RECORD LIST:
▬▬▬

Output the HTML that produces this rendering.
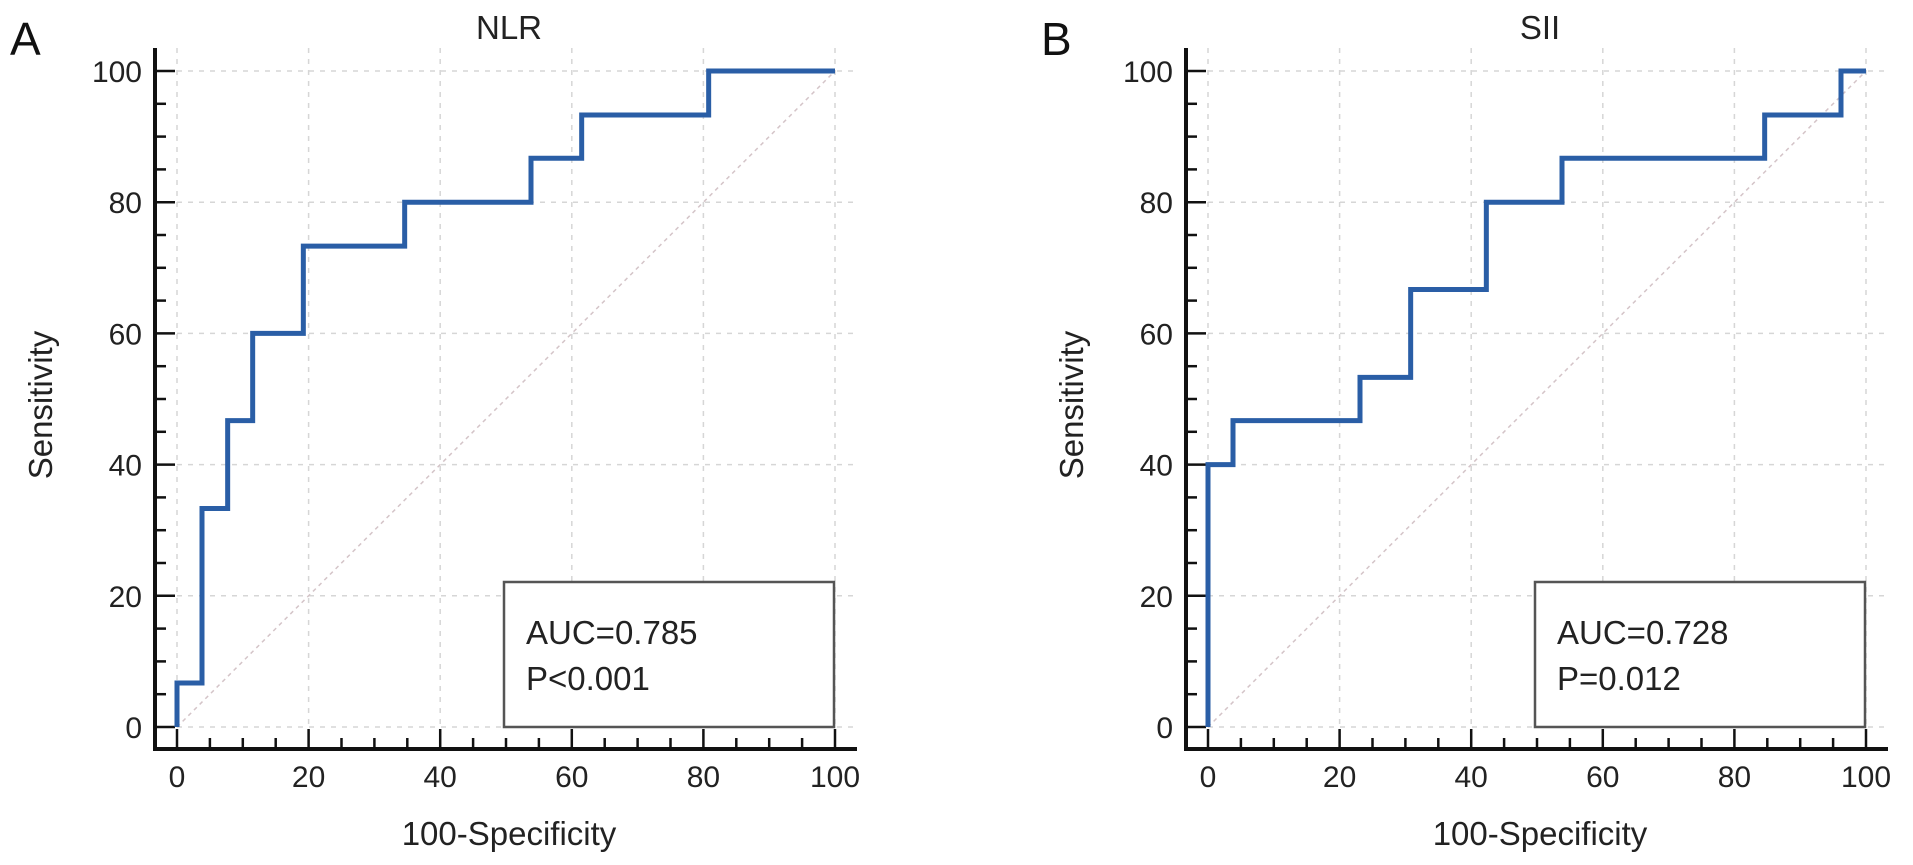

▬▬▬

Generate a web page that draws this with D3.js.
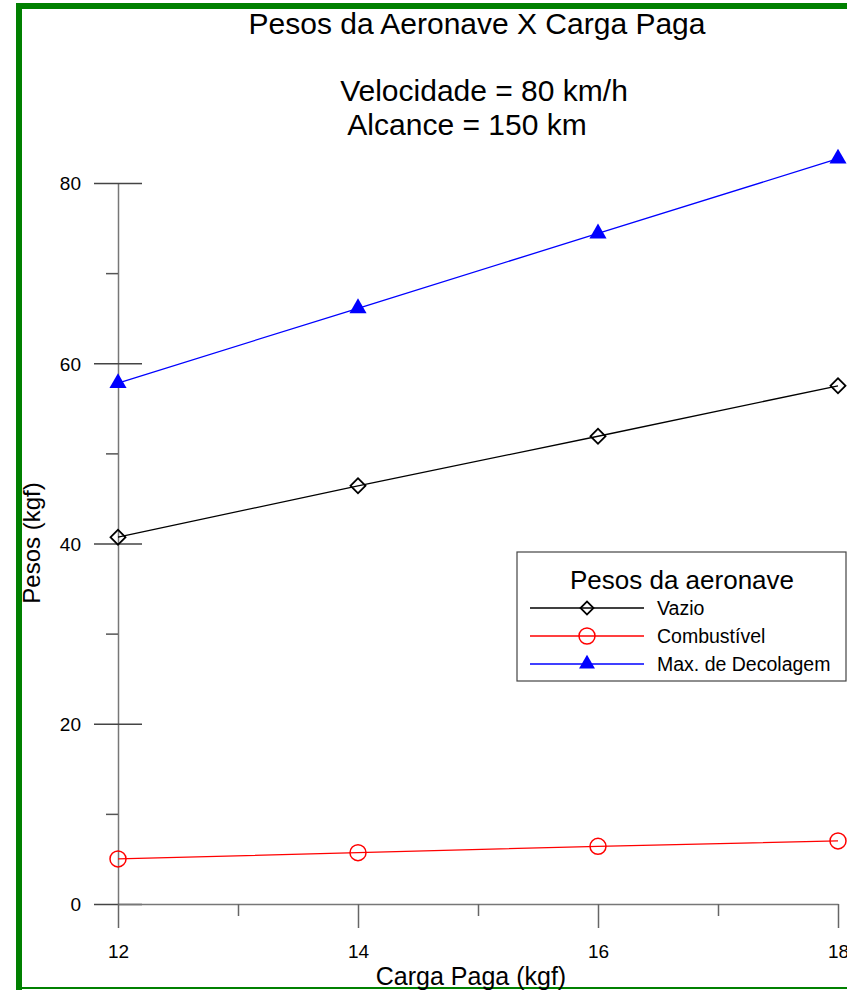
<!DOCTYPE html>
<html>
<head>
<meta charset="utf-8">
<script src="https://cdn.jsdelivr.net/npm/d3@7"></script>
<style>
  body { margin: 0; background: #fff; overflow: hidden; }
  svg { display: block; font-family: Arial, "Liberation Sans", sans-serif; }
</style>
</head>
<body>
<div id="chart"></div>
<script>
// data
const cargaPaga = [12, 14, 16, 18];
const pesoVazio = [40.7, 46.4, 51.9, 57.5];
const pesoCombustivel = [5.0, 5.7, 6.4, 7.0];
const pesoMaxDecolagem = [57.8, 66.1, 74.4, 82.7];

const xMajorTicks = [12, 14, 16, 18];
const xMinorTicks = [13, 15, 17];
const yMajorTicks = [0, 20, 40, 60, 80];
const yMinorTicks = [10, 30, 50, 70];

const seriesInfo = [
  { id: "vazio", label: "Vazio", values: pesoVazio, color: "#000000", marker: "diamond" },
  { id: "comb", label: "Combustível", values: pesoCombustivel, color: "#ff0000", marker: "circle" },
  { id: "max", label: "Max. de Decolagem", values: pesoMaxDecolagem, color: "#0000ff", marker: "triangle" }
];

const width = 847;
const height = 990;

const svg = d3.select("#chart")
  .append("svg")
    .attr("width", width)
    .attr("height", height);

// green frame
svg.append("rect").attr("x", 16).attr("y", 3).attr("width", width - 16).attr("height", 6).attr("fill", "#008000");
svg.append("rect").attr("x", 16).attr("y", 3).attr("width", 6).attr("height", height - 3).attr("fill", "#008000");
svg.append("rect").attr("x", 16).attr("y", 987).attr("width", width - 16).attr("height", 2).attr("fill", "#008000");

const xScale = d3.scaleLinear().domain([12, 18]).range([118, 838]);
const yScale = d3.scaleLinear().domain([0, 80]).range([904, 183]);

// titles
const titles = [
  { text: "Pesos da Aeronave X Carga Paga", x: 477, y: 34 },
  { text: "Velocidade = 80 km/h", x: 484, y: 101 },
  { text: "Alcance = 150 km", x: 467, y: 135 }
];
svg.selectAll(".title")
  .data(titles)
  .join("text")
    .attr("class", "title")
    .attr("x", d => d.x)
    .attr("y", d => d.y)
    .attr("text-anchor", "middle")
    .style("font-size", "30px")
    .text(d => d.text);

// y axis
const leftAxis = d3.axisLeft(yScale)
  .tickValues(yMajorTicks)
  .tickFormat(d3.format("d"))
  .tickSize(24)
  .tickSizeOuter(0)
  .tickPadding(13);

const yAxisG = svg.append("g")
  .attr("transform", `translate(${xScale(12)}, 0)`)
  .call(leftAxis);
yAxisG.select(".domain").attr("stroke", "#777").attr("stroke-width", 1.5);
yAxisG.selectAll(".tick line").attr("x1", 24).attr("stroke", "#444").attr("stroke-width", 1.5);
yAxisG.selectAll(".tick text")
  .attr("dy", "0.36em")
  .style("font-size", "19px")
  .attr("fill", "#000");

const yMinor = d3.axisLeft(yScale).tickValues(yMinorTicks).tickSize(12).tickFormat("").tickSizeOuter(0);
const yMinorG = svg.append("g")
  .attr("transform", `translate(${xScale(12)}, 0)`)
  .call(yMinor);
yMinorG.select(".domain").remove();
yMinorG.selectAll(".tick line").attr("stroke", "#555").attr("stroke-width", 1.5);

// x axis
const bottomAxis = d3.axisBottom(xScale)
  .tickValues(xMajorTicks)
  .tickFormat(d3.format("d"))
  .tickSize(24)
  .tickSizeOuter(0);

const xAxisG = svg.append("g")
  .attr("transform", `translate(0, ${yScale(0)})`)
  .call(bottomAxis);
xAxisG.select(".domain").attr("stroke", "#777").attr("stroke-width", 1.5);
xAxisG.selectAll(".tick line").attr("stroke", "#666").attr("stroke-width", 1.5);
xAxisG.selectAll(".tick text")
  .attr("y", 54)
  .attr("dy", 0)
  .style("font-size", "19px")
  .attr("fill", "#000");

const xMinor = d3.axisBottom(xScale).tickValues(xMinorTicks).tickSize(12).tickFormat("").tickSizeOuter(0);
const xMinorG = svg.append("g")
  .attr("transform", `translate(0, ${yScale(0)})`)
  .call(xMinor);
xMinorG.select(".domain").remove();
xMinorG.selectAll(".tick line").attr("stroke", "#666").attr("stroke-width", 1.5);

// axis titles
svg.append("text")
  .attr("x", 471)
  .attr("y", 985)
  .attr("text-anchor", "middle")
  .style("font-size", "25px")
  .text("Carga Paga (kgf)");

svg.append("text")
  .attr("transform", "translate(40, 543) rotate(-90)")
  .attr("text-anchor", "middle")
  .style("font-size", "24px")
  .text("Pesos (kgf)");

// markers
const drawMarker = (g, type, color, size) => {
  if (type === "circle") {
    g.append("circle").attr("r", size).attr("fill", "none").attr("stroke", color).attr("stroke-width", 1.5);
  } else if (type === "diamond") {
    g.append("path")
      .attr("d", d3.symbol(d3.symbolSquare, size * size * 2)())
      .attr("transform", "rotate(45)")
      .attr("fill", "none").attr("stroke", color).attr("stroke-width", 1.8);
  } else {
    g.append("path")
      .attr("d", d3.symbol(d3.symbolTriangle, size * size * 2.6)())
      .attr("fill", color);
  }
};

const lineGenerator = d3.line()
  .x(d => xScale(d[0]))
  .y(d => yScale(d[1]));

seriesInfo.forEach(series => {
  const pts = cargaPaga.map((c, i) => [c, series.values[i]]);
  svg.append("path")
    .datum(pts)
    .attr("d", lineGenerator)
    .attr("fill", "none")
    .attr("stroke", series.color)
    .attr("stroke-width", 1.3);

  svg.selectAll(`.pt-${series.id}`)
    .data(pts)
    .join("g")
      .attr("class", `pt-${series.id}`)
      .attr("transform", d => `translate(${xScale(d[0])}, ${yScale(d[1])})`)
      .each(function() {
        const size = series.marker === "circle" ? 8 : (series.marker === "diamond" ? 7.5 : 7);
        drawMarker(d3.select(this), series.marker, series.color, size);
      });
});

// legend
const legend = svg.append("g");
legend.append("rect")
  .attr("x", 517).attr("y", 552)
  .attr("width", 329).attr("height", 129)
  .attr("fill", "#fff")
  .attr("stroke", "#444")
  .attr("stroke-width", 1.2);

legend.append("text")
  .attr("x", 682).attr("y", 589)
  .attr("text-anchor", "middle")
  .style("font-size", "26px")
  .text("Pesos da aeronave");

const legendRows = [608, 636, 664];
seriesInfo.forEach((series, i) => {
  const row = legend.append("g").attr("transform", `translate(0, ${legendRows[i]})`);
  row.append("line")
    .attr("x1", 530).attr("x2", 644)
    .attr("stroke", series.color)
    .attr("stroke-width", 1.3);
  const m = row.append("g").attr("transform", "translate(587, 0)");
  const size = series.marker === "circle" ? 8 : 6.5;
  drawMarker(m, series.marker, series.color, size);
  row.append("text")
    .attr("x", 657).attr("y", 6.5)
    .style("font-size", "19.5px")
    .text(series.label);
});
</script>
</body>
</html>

▬▬▬

THE REQUEST:
Using the entries above, repeat exactly the lines from the one with "Generate a web" to the one with "const yMinorTicks = [10, 30, 50, 70];", both included, and leave the pictures behind.

EXERCISE RESULT:
Generate a web page that draws this with D3.js.
<!DOCTYPE html>
<html>
<head>
<meta charset="utf-8">
<script src="https://cdn.jsdelivr.net/npm/d3@7"></script>
<style>
  body { margin: 0; background: #fff; overflow: hidden; }
  svg { display: block; font-family: Arial, "Liberation Sans", sans-serif; }
</style>
</head>
<body>
<div id="chart"></div>
<script>
// data
const cargaPaga = [12, 14, 16, 18];
const pesoVazio = [40.7, 46.4, 51.9, 57.5];
const pesoCombustivel = [5.0, 5.7, 6.4, 7.0];
const pesoMaxDecolagem = [57.8, 66.1, 74.4, 82.7];

const xMajorTicks = [12, 14, 16, 18];
const xMinorTicks = [13, 15, 17];
const yMajorTicks = [0, 20, 40, 60, 80];
const yMinorTicks = [10, 30, 50, 70];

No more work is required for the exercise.